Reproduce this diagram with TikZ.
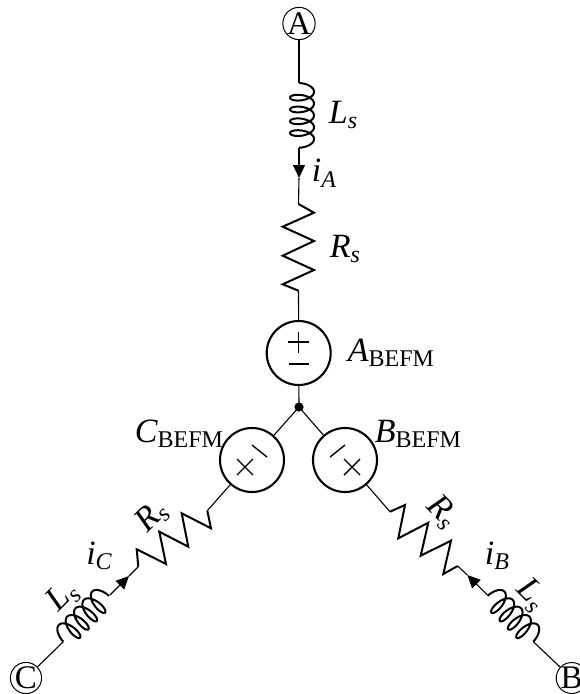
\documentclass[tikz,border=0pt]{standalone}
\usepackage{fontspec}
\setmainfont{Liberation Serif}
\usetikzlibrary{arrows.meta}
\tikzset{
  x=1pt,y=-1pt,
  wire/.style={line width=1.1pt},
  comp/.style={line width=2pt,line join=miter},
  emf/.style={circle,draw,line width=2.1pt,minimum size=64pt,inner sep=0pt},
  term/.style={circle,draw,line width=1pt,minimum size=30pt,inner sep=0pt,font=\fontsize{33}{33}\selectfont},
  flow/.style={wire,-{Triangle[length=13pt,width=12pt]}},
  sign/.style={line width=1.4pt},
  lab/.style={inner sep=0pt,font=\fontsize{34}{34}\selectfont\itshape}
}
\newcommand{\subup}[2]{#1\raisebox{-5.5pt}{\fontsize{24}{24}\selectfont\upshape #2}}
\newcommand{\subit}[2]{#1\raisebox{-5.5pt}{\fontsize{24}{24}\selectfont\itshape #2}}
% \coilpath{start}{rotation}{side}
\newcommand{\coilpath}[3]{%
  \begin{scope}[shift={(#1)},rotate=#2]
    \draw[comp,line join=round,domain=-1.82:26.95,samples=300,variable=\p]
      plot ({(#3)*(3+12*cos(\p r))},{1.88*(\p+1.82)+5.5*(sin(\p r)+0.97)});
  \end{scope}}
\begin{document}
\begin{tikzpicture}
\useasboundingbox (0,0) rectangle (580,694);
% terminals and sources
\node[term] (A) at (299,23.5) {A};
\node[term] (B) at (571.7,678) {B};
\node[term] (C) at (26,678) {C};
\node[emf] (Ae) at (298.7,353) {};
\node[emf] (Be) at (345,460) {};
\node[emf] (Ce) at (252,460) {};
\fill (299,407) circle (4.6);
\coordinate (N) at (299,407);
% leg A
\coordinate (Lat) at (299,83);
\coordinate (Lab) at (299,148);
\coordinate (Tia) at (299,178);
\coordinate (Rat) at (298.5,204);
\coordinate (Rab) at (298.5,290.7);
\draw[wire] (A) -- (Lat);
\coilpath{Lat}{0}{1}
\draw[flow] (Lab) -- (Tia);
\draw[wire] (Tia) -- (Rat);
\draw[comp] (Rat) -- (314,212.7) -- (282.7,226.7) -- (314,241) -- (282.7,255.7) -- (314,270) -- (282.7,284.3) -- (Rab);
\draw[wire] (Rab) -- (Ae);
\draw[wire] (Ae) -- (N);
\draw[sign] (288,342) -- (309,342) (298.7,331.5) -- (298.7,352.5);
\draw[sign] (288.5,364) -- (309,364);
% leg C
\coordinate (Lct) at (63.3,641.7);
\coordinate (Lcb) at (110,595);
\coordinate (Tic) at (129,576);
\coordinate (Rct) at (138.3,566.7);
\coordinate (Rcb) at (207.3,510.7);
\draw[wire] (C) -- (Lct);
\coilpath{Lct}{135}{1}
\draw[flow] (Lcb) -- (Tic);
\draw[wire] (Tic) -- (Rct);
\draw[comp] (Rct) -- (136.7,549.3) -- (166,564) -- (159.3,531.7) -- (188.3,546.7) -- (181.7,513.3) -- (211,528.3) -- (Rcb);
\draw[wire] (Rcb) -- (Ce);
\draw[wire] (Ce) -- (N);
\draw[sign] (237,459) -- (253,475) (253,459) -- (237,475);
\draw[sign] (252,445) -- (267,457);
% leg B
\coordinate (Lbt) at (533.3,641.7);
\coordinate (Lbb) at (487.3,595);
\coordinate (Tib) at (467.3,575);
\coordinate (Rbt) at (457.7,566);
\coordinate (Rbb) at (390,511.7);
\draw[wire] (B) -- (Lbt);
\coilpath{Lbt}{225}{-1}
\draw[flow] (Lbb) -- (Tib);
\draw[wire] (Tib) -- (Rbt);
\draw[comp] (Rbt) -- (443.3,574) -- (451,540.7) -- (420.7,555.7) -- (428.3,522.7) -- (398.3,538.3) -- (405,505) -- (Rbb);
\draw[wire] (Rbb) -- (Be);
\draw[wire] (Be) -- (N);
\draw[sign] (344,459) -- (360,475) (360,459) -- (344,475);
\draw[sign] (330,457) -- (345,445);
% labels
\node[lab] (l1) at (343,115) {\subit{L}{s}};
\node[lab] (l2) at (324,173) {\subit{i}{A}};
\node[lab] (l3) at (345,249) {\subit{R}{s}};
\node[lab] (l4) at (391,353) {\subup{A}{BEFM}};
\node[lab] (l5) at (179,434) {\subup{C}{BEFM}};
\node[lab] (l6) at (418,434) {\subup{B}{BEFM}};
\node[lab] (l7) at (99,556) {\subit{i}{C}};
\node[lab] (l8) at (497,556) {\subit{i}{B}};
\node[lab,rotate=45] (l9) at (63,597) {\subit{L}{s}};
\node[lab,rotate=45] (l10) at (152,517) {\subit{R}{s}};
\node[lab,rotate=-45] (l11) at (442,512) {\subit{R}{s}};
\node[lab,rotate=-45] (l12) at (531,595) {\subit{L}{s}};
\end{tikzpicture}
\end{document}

+--

TASK STATEMENT: In this exercise, set down all of the data exactly, without the pictures.

REPLY:
Reproduce this diagram with TikZ.
\documentclass[tikz,border=0pt]{standalone}
\usepackage{fontspec}
\setmainfont{Liberation Serif}
\usetikzlibrary{arrows.meta}
\tikzset{
  x=1pt,y=-1pt,
  wire/.style={line width=1.1pt},
  comp/.style={line width=2pt,line join=miter},
  emf/.style={circle,draw,line width=2.1pt,minimum size=64pt,inner sep=0pt},
  term/.style={circle,draw,line width=1pt,minimum size=30pt,inner sep=0pt,font=\fontsize{33}{33}\selectfont},
  flow/.style={wire,-{Triangle[length=13pt,width=12pt]}},
  sign/.style={line width=1.4pt},
  lab/.style={inner sep=0pt,font=\fontsize{34}{34}\selectfont\itshape}
}
\newcommand{\subup}[2]{#1\raisebox{-5.5pt}{\fontsize{24}{24}\selectfont\upshape #2}}
\newcommand{\subit}[2]{#1\raisebox{-5.5pt}{\fontsize{24}{24}\selectfont\itshape #2}}
% \coilpath{start}{rotation}{side}
\newcommand{\coilpath}[3]{%
  \begin{scope}[shift={(#1)},rotate=#2]
    \draw[comp,line join=round,domain=-1.82:26.95,samples=300,variable=\p]
      plot ({(#3)*(3+12*cos(\p r))},{1.88*(\p+1.82)+5.5*(sin(\p r)+0.97)});
  \end{scope}}
\begin{document}
\begin{tikzpicture}
\useasboundingbox (0,0) rectangle (580,694);
% terminals and sources
\node[term] (A) at (299,23.5) {A};
\node[term] (B) at (571.7,678) {B};
\node[term] (C) at (26,678) {C};
\node[emf] (Ae) at (298.7,353) {};
\node[emf] (Be) at (345,460) {};
\node[emf] (Ce) at (252,460) {};
\fill (299,407) circle (4.6);
\coordinate (N) at (299,407);
% leg A
\coordinate (Lat) at (299,83);
\coordinate (Lab) at (299,148);
\coordinate (Tia) at (299,178);
\coordinate (Rat) at (298.5,204);
\coordinate (Rab) at (298.5,290.7);
\draw[wire] (A) -- (Lat);
\coilpath{Lat}{0}{1}
\draw[flow] (Lab) -- (Tia);
\draw[wire] (Tia) -- (Rat);
\draw[comp] (Rat) -- (314,212.7) -- (282.7,226.7) -- (314,241) -- (282.7,255.7) -- (314,270) -- (282.7,284.3) -- (Rab);
\draw[wire] (Rab) -- (Ae);
\draw[wire] (Ae) -- (N);
\draw[sign] (288,342) -- (309,342) (298.7,331.5) -- (298.7,352.5);
\draw[sign] (288.5,364) -- (309,364);
% leg C
\coordinate (Lct) at (63.3,641.7);
\coordinate (Lcb) at (110,595);
\coordinate (Tic) at (129,576);
\coordinate (Rct) at (138.3,566.7);
\coordinate (Rcb) at (207.3,510.7);
\draw[wire] (C) -- (Lct);
\coilpath{Lct}{135}{1}
\draw[flow] (Lcb) -- (Tic);
\draw[wire] (Tic) -- (Rct);
\draw[comp] (Rct) -- (136.7,549.3) -- (166,564) -- (159.3,531.7) -- (188.3,546.7) -- (181.7,513.3) -- (211,528.3) -- (Rcb);
\draw[wire] (Rcb) -- (Ce);
\draw[wire] (Ce) -- (N);
\draw[sign] (237,459) -- (253,475) (253,459) -- (237,475);
\draw[sign] (252,445) -- (267,457);
% leg B
\coordinate (Lbt) at (533.3,641.7);
\coordinate (Lbb) at (487.3,595);
\coordinate (Tib) at (467.3,575);
\coordinate (Rbt) at (457.7,566);
\coordinate (Rbb) at (390,511.7);
\draw[wire] (B) -- (Lbt);
\coilpath{Lbt}{225}{-1}
\draw[flow] (Lbb) -- (Tib);
\draw[wire] (Tib) -- (Rbt);
\draw[comp] (Rbt) -- (443.3,574) -- (451,540.7) -- (420.7,555.7) -- (428.3,522.7) -- (398.3,538.3) -- (405,505) -- (Rbb);
\draw[wire] (Rbb) -- (Be);
\draw[wire] (Be) -- (N);
\draw[sign] (344,459) -- (360,475) (360,459) -- (344,475);
\draw[sign] (330,457) -- (345,445);
% labels
\node[lab] (l1) at (343,115) {\subit{L}{s}};
\node[lab] (l2) at (324,173) {\subit{i}{A}};
\node[lab] (l3) at (345,249) {\subit{R}{s}};
\node[lab] (l4) at (391,353) {\subup{A}{BEFM}};
\node[lab] (l5) at (179,434) {\subup{C}{BEFM}};
\node[lab] (l6) at (418,434) {\subup{B}{BEFM}};
\node[lab] (l7) at (99,556) {\subit{i}{C}};
\node[lab] (l8) at (497,556) {\subit{i}{B}};
\node[lab,rotate=45] (l9) at (63,597) {\subit{L}{s}};
\node[lab,rotate=45] (l10) at (152,517) {\subit{R}{s}};
\node[lab,rotate=-45] (l11) at (442,512) {\subit{R}{s}};
\node[lab,rotate=-45] (l12) at (531,595) {\subit{L}{s}};
\end{tikzpicture}
\end{document}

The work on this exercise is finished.